Do increases in the minimum wage really lead to unemployment? That is an important question for Ontario. The Provincial Government has raised the minimum wage each of the past seven years. It now stands at $10.25 an hour. Prior to that, it had been stuck at $6.85 an hour for ten years.

“Some of the new evidence points toward a positive effect of the minimum wage on employment; most shows no effect at all.” That is the conclusion drawn by economists David Card and Alan B. Kreuger in their book Myth and Measurement: The New Economics of the Minimum Wage (published by Princeton University Press). They studied increases to minimum wage rates in the United States during the 1990s. They also reexamined existing research.

The Waterloo Region Record published an opinion piece recently (June 8) under the title "Minimum wage increases merely add to unemployment." The author, Ben Eisen, from the Frontier Centre for Public Policy, argued that minimum wages are ineffective because they cause unemployment. Eisen claimed this is “an iron-clad law of economics” and that a “strong majority of research on the question shows that high minimum wages kill jobs.” Unfortunately, Eisen’s article did not provide links to any of the research supporting the view the minimum wage destroys jobs.

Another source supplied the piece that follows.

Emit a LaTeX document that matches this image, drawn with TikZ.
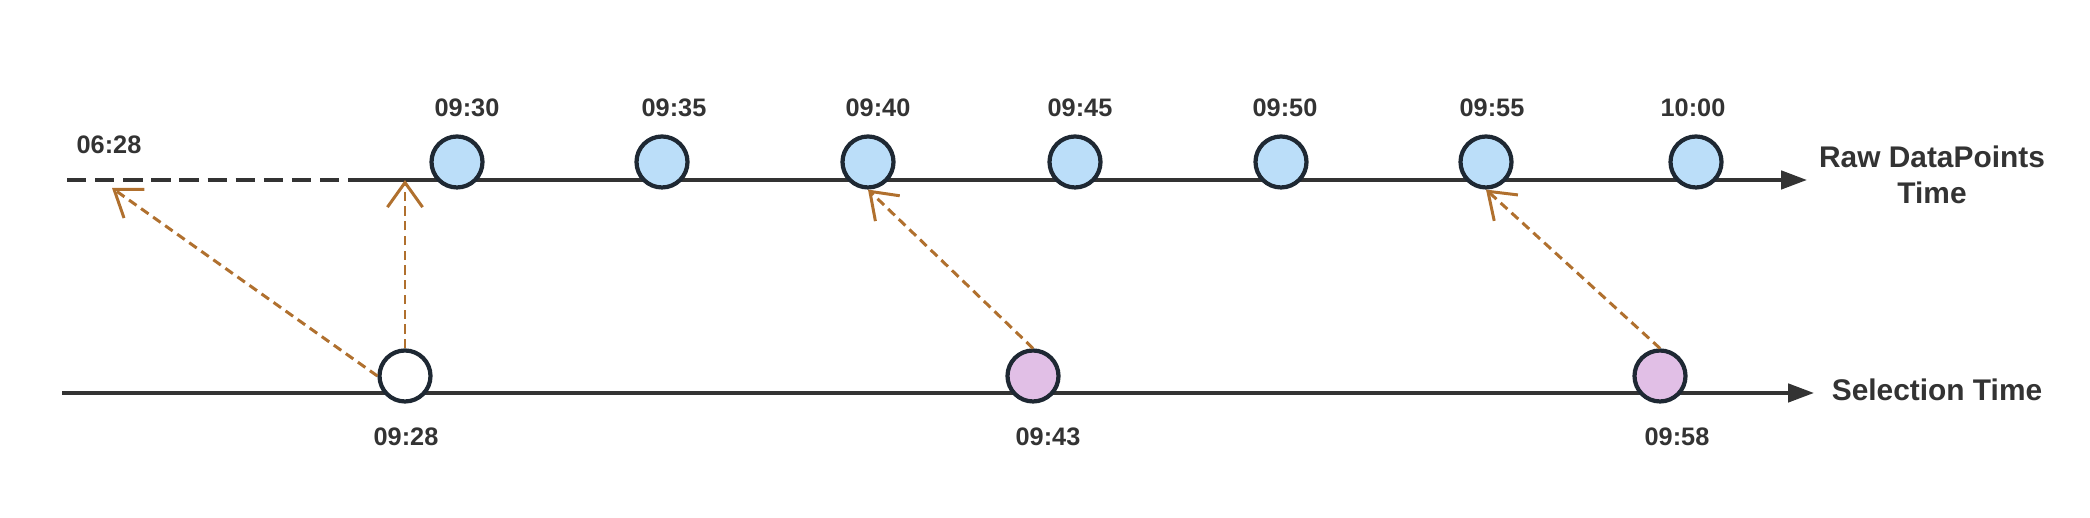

Card and Kreuger acknowledge that the assumption that minimum wages lead to unemployment is one of the very few areas of broad agreement among economists. “Such a high degree of consensus,” they write, “is remarkable in a profession renowned for its bitter disagreements. But there is one problem: the evidence is not singularly agreed that increases to the minimum wage reduce employment.”

The two economists explain what led them to reexamine minimum wage research. “Our initial work on the 1988 increase in California’s minimum wage and on the 1990 and 1991 increases in the federal minimum wage, showed the anticipated positive effect of the minimum wage on the pay rates of teenagers and other low-wage workers. But in each case, the anticipated negative effect of a minimum-wage hike on employment failed to materialize.”

Card and Kreuger’s findings are reinforced by the UK’s experience with its minimum wage. When the British Government first introduced a national minimum wage in 1999, it created a Low Pay Commission to assess the impact of the minimum wage and recommend adjustments to it. The Commission has produced ten annual reports.

The Commission reported that in the first year after the minimum wage was introduced, there was “no measurable impact on overall employment,” while “employment continued to grow in low-paying sectors in the quarter following the introduction of the minimum wage.” The 2008 report observed: “One of the notable achievements of the National Minimum Wage has been that, for the best part of the last decade, it has ensured, probably for the first time, that the wages of the lowest paid in the UK have shown a modest but meaningful uplift when compared to increases in the average wage and with no consequent loss of jobs.”

Public policy must be guided by solid evidence. The evidence from the UK’s Low Pay Commission and research by Card and Kreuger demonstrates that minimum wage increases over that past decade have raised the incomes of low wage workers without creating unemployment.